People are randomly assigned to participate in multicultural training (treatment) or a control activity. Weeks later, they are given a list of behaviors that could benefit multiple groups: Black Americans, Asian Americans, gays and lesbians, immigrants, and Muslims. They are asked to select all activities in which they would be interested in participating.
What is the best way to analyze the effect of condition on this dependent variable? I can think of a few ways:
1. Run five logistic regression models. Using this approach, I would treat each behavior as a binary variable (1 = yes, want to participate; 0 = no, don't want to participate) on their own.
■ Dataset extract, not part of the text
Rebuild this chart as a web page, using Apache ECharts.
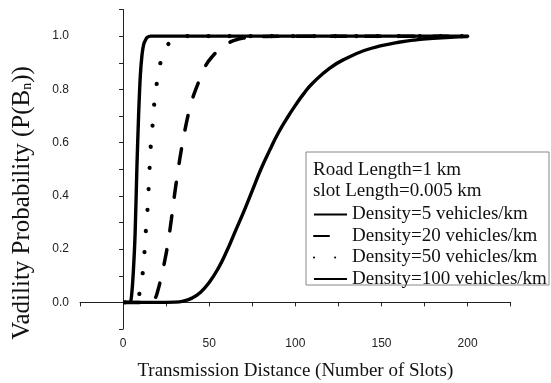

This is straightforward, but the immediate problems are: first, each of these five outcome variables are related to one another, but I treat them as completely separate in this analysis; second, inflated Type I error rate due to multiple comparisons. I could adjust p-values at this point, but I generally find these methods unsatisfying and difficult to choose between one of the many possible approaches. This also doesn't allow the models to "share information" with one another, when they should—because participation for different behaviors are likely to depend on one another.
2. Run a Poisson or negative binomial model. This involves creating a count of how many behaviors the participant would like to partake in, where they can score from 0 (selected none) to 5 (selected all of them). I do not wish to use this approach, because I want to know the granularity of a specific level—not just how many overall they selected. I also do not wish to equate selecting behaviors benefitting Black and Asian Americans (count = 2) with Muslims and immigrants (count = 2, also).
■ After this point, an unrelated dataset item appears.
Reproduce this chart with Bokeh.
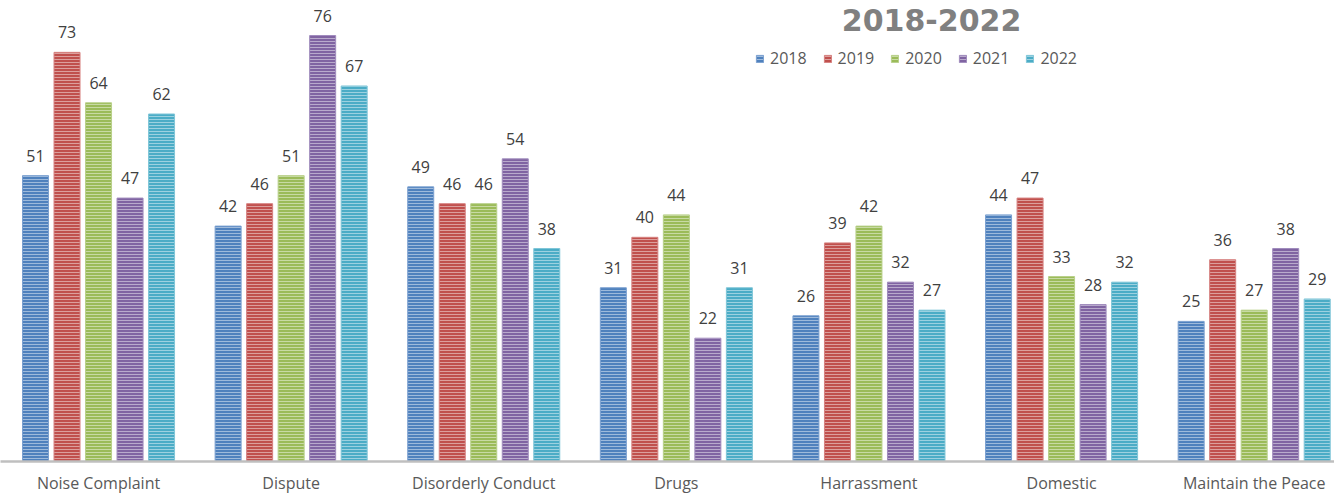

3. Fit a multilevel model. This involves nesting all five variables within an individual. I define a dummy-coded variable at Level 1 (within-person) denoting the target group (e.g., Black, Asian, Muslim, etc.) and another dummy-coded variable at level 2 (between-person) denoting what condition they were in. I define a random slope and intercept within-person. The model looks like:
$Y_{ij} = \beta_{0j} + \beta_{1j}X_{ij} + \epsilon_{ij}$
$\beta_{0j} = \gamma_{00} + \gamma_{01}Z_j + u_{0j}$
$\beta_{1j} = \gamma_{10} + \gamma_{11}Z_j + u_{1j}$
Where $X$ would actually be a 4 dummy-coded variables—I have just left them off for brevity here—and $Z$ represents assignment to condition. As an lme4
formula, this is:
glmer(participate ~ group * condition + (1 + group | id), data, family = binomial)
However, I am not having good luck at getting this model to converge. At about 300 participants and 5 observations per person, I do not believe N is an issue. I'm not sure if there is a particularity about my data that is leading to convergence problems, or if there is a general issue with this model that I am overlooking. I feel as if the model is having a hard time converging on individual estimates for the effect on a ${0, 1}$ outcome for each person (where this might not be as much of an issue if I were using a Gaussian link function with a continuous outcome).
4. Some type of extended chi-square table approach? There is an R package called MCRV
, but it seems like this is focused more on examining relationships between multiple "select all that apply" variables, not looking at the experimental effect of one variable on a multiple response categorical variable.
What is the best (with some justification) way to analyze the effect of an experimental condition on a "select all that apply" multiple response categorical variable?
I have seen similar questions asked on CrossValidated, but I have not found the answers to be very helpful (see How to analyse a "Check all that Apply" question, How to test for group differences in a 'select all that apply' question).